The Politico investigation, which quoted past FDA officials, even former commissioners, criticized the agency's slow pace and pointed to the split of food responsibilities -- Frank Yiannas as deputy commissioner for food policy and response and Susan Mayne as the director of CFSAN -- as part of the problem.
Certainly, two other parts are the facts that the FDA has two huge areas of responsibility, and drugs have become a priority; and the entire agency is not a cabinet-level department but a subset of the Dept. of Health and Human Services.
The Politico report is huge and deep but it's worth a read. It's difficult to summarize the thousands of words, but one early line does a pretty good job: "Congress has ramped up FDA funding over the past decade, but deadly outbreaks keep happening and it often takes the agency too long to respond." Our Pan Demetrakakes took a shot at summarizing it earlier this month.
"In addition to bringing focused leadership and accountability to the FDA's food program internally, a unified structure and a fulltime senior leader will strengthen the program's standing externally and its ability to be in effective dialogue with its many stakeholders," said the letter from the 28 organizations.
The Politico investigation also questioned how the funding for food safety is being spent; funding has grown over the years while inspections and other obvious expenses have dropped. "A transparent accounting of FDA expenditures since that time, within the food arena, would help us to assist the agency bolster its funding," according to the letter.
"Perhaps most significant is the effect of these issues on the ongoing implementation of FSMA [2010 Food Safety Modernization Act] and execution of the New Era of Smarter Food Safety blueprint," said the letter.

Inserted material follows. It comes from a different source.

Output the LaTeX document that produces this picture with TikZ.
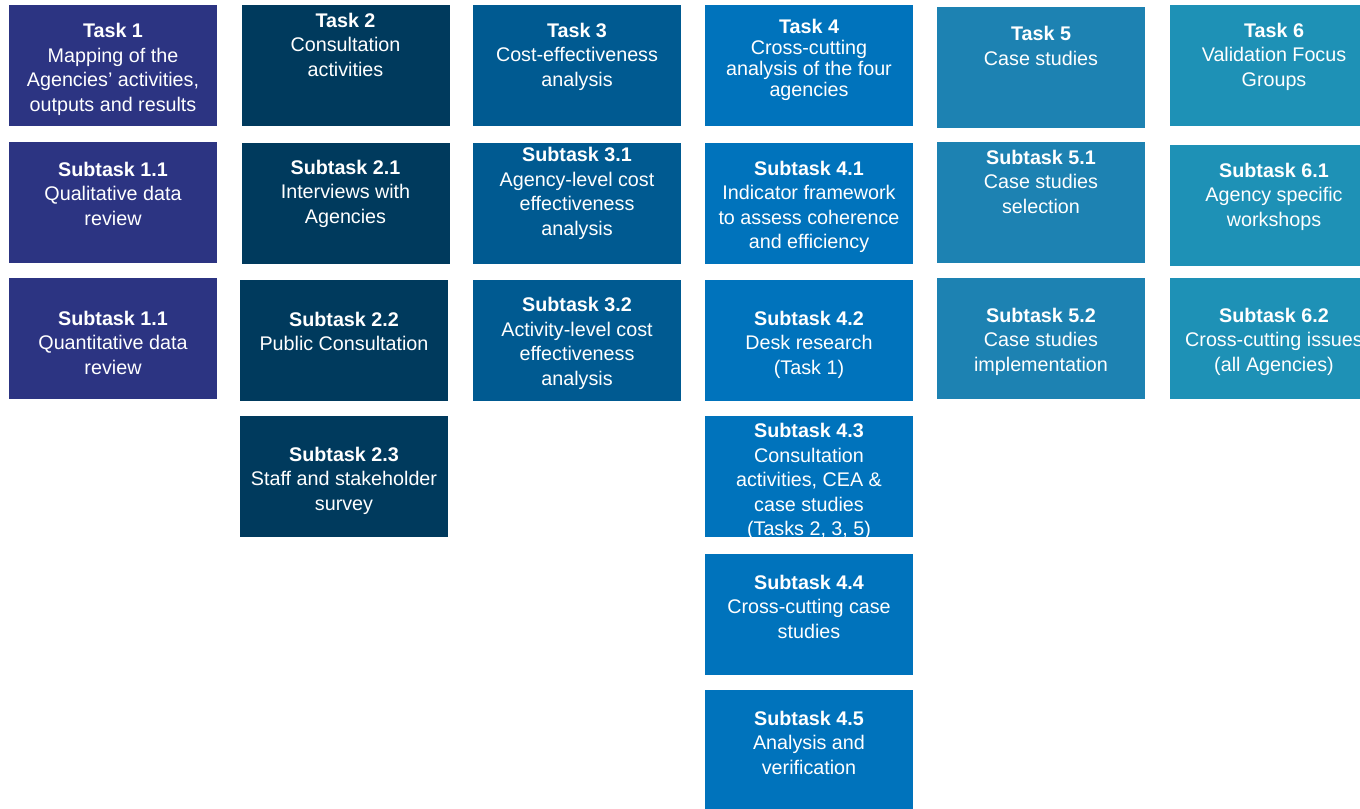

It concluded, "We request an opportunity to meet with you and discuss how we can work together to strengthen FDA's food safety and nutrition program and equip it for success in the decades ahead." Signatories included Consumer Brands Association, Center for Food Safety, Center for Science in the Public Interest, American Bakers Association, American Frozen Food Institute, Corn Refiners Association, FMI (formerly the Food Marketing Institute) and Association of Food and Drug Officials.